What's the difference between mass and weight in casting?

Technically, weight is the force of gravity on an object (Mass × g), while mass is the amount of matter. On Earth, they are directly proportional, so in industrial contexts, "weight" is often used interchangeably with "mass" for practical calculations like material costing and shipping.

Why is knowing the casting weight important for cost?

The cost of raw metal is a major component of the total production cost. Accurately calculating the weight of each casting allows for precise material cost estimation per part, accurate quoting, and better inventory management of raw materials.

Does the calculator account for metal shrinkage?

No, this calculator determines the theoretical weight based on the final intended dimensions and the metal's density. Metal shrinkage during solidification is a factor in mold design but doesn't change the density of the solidified metal itself. It affects the final part's dimensions relative to the mold cavity.

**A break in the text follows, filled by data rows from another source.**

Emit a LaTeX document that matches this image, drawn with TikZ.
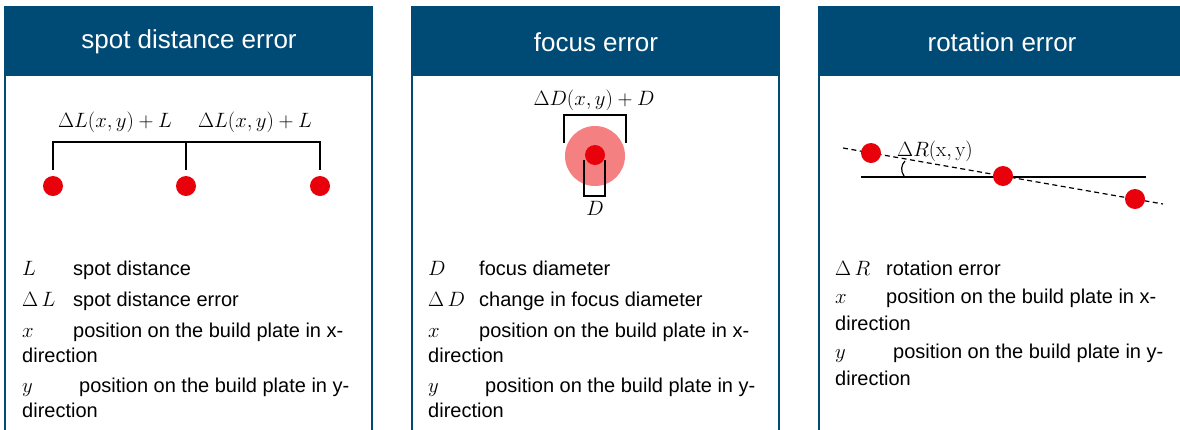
\documentclass[tikz,border=0pt]{standalone}
\usepackage[no-math]{fontspec}
\setmainfont{Liberation Sans}
\definecolor{hdr}{RGB}{0,74,118}
\definecolor{spotred}{RGB}{232,0,10}
\definecolor{halo}{RGB}{245,128,130}
\begin{document}
\begin{tikzpicture}[x=1pt,y=-1pt,
  title/.style={text=white,font=\fontsize{26}{30}\selectfont,inner sep=0pt},
  leg/.style={anchor=base west,font=\fontsize{20}{24}\selectfont,inner sep=0pt},
  lbl/.style={anchor=base,font=\fontsize{21.5}{26}\selectfont,inner sep=0pt},
  dot/.style={circle,fill=spotred,minimum size=20pt,inner sep=0pt},
  brk/.style={line width=1.2pt,black},
  panelbox/.style={draw=hdr,line width=1.2pt},
  hdrbox/.style={fill=hdr}]
\useasboundingbox (0,0) rectangle (1180,429);
\clip (0,0) rectangle (1180,429);
\fill[white] (0,0) rectangle (1180,429);

% panels
\foreach \l/\r in {5/372, 412/779, 819/1186}{
  \draw[panelbox] (\l,7) rectangle (\r,445);
  \fill[hdrbox] (\l,7) rectangle (\r,76);
}
\node[title] (t1) at (189,42) {spot distance error};
\node[title] (t2) at (596,42) {focus error};
\node[title] (t3) at (1002,42) {rotation error};

% ---------- panel 1 ----------
\node[lbl] (l1a) at (115,127) {$\Delta L(x,y)+L$};
\node[lbl] (l1b) at (255,127) {$\Delta L(x,y)+L$};
\node[dot] (d1a) at (53,186) {};
\node[dot] (d1b) at (186,186) {};
\node[dot] (d1c) at (320,186) {};
\coordinate (b1a) at (53,170);
\coordinate (b1b) at (186,170);
\coordinate (b1c) at (320,170);
\draw[brk] (b1a) -- (53,142) -- (320,142) -- (b1c);
\draw[brk] (186,142) -- (b1b);

\node[leg] (p1s1) at (22,275) {$L$};
\node[leg] (p1d1) at (73,275) {spot distance};
\node[leg] (p1s2) at (22,306) {$\Delta\,L$};
\node[leg] (p1d2) at (73,306) {spot distance error};
\node[leg] (p1s3) at (22,337) {$x$};
\node[leg] (p1d3) at (73,337) {position on the build plate in x-};
\node[leg] (p1d3b) at (22,362) {direction};
\node[leg] (p1s4) at (22,392) {$y$};
\node[leg] (p1d4) at (79,392) {position on the build plate in y-};
\node[leg] (p1d4b) at (22,417) {direction};

% ---------- panel 2 ----------
\node[lbl] (l2) at (594,105) {$\Delta D(x,y)+D$};
\node[circle,fill=halo,minimum size=60pt,inner sep=0pt] (halo) at (595,156) {};
\coordinate (b2a) at (564,143);
\coordinate (b2b) at (626,143);
\draw[brk] (b2a) -- (564,115) -- (626,115) -- (b2b);
\coordinate (s2a) at (584,160);
\coordinate (s2b) at (605,160);
\draw[brk] (s2a) -- (584,196) -- (605,196) -- (s2b);
\node[dot] (d2) at (595,155) {};
\node[lbl] (l2d) at (595,215) {$D$};

\node[leg] (p2s1) at (428,275) {$D$};
\node[leg] (p2d1) at (479,275) {focus diameter};
\node[leg] (p2s2) at (428,306) {$\Delta\,D$};
\node[leg] (p2d2) at (479,306) {change in focus diameter};
\node[leg] (p2s3) at (428,337) {$x$};
\node[leg] (p2d3) at (479,337) {position on the build plate in x-};
\node[leg] (p2d3b) at (428,362) {direction};
\node[leg] (p2s4) at (428,392) {$y$};
\node[leg] (p2d4) at (485,392) {position on the build plate in y-};
\node[leg] (p2d4b) at (428,417) {direction};

% ---------- panel 3 ----------
\coordinate (h3a) at (861,177);
\coordinate (h3b) at (1146,177);
\draw[brk] (h3a) -- (h3b);
\coordinate (r3a) at (843,148);
\coordinate (r3b) at (1163,204);
\draw[brk,dash pattern=on 5pt off 3.5pt] (r3a) -- (r3b);
\draw[brk] (904,176) .. controls (900.5,171) and (901,165) .. (905,161);
\node[dot] (d3a) at (871,153) {};
\node[dot] (d3b) at (1003,176) {};
\node[dot] (d3c) at (1135,199) {};
\node[lbl,font=\fontsize{20}{24}\selectfont] (l3) at (935,156) {$\Delta R(\mathrm{x},\mathrm{y})$};

\node[leg] (p3s1) at (835,275) {$\Delta\,R$};
\node[leg] (p3d1) at (886,275) {rotation error};
\node[leg] (p3s2) at (835,303) {$x$};
\node[leg] (p3d2) at (886,303) {position on the build plate in x-};
\node[leg] (p3d2b) at (835,330) {direction};
\node[leg] (p3s3) at (835,358) {$y$};
\node[leg] (p3d3) at (893,358) {position on the build plate in y-};
\node[leg] (p3d3b) at (835,385) {direction};
\end{tikzpicture}
\end{document}
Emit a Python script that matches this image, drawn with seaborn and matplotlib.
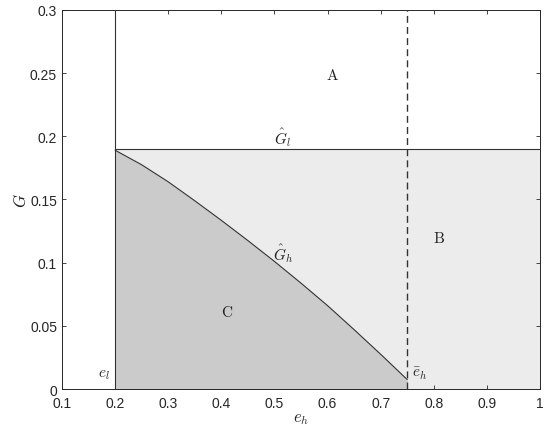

What if my metal isn't listed?

If your specific metal alloy isn't listed, use the 'Custom Density' input field. You can find the density of most metals and alloys in material property databases or technical specifications. Ensure you use the density in kg/m³ for consistency with the calculator's internal units.

How accurate is the chart?

The chart dynamically visualizes the relationship between volume and weight for the selected metal type, using its standard density. It's an accurate representation of this linear relationship. However, the absolute accuracy of the weight calculation depends on the accuracy of your input dimensions and the true density of the metal used.